Mid-Month Member Asked: The U.S.-EU MAG and Parts Documentation
To see all of ARSA’s work on the MAG, visit arsa.org/mag.
This special edition of “a member asked” – a popular component of each hotline member newsletter – is provided as a service to ARSA members eagerly awaiting word from the FAA and EASA on documentation requirements for new parts already in inventory ahead of the effective date of the “new” 8130-3 requirement.
Q: What is the status of efforts to have the FAA and EASA change the statement below, which the agencies first sent to ARSA in an April 14 letter and then reiterated both in Notice 8900.360 and the newly-released MAG Change 6. This will affect the whole industry in a huge way if they leave it status quo.
NOTE: New parts that were received into inventory prior to Oct. 1, 2016 must, at a minimum, have a document or statement (containing the same technical information as an FAA Form 8130-3) issued by the PAH or supplier with direct ship authority. These parts in inventory, documented with the required information, will be grandfathered and remain suitable for installation into EU articles, provided the certification/release date of these parts is prior to Oct. 1, 2016. (emphasis added)
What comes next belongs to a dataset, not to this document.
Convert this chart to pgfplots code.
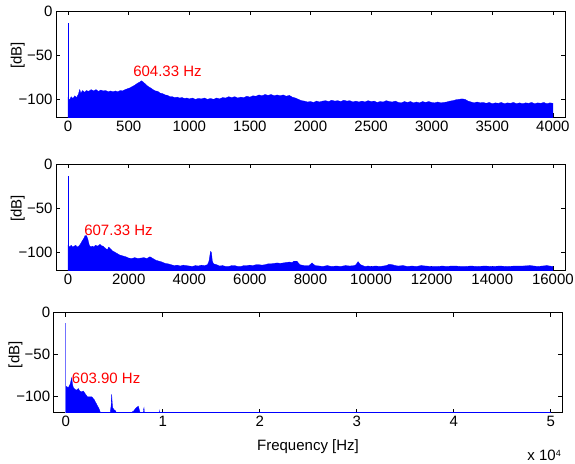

A: On June 17, ARSA joined representatives from the aviation maintenance community at a meeting with the FAA, EASA and ANAC. (Transport Canada Civil Aviation was invited but did not attend.) This was the first annual Maintenance Management Team (MMT) meeting modeled after the Certification Management Team (CMT) formed several years ago to address international certification issues.
During the discussion, industry coalition members requested the FAA and EASA remove the “NOTE” from their April 14th letter to ARSA (and later included in Notice 8900.360 and MAG Change 6) requiring that parts in inventory prior to Oct. 1 be accompanied by a document containing the same technical information as FAA Form 8130-3. Unfortunately, agency representatives indicated this requirement will not change.
For new parts in inventory prior to Oct. 1, a dated certificate of conformance or similar document from the production approval holder (or its supplier with direct ship authority) should be sufficient to comply with this requirement. As for the meaning of the phrase “same technical information as on Form 8130-3,” FAA and EASA representatives advised that they are looking for the part name, serial number (if applicable) and nomenclature.
With regard to new parts for which you don’t have the required documentation (either the grandfathered parts per the above Note or those released by the PAH on and after Oct. 1), the agencies agreed during the June 17th meeting to allow a repair station to perform an inspection in accordance with criteria that it develops and approve the article for return to service with a right side signature on the 8130-3. This is an administrative burden but it provides a safety valve for qualifying a part for use in a repair subject to the MAG. (On a related matter and in accordance with the FAA’s letter to ARSA dated August 25, 2015, repair stations that hold an appropriate rating for the top assembly being maintained are also rated to perform maintenance on sub-articles [i.e., piece parts] associated with that top assembly.)
These agreements will be formalized by their inclusion in the June 17 joint agency-industry meeting minutes. Industry representatives have prepared draft minutes which have been sent to agency representatives for comment and eventual adoption.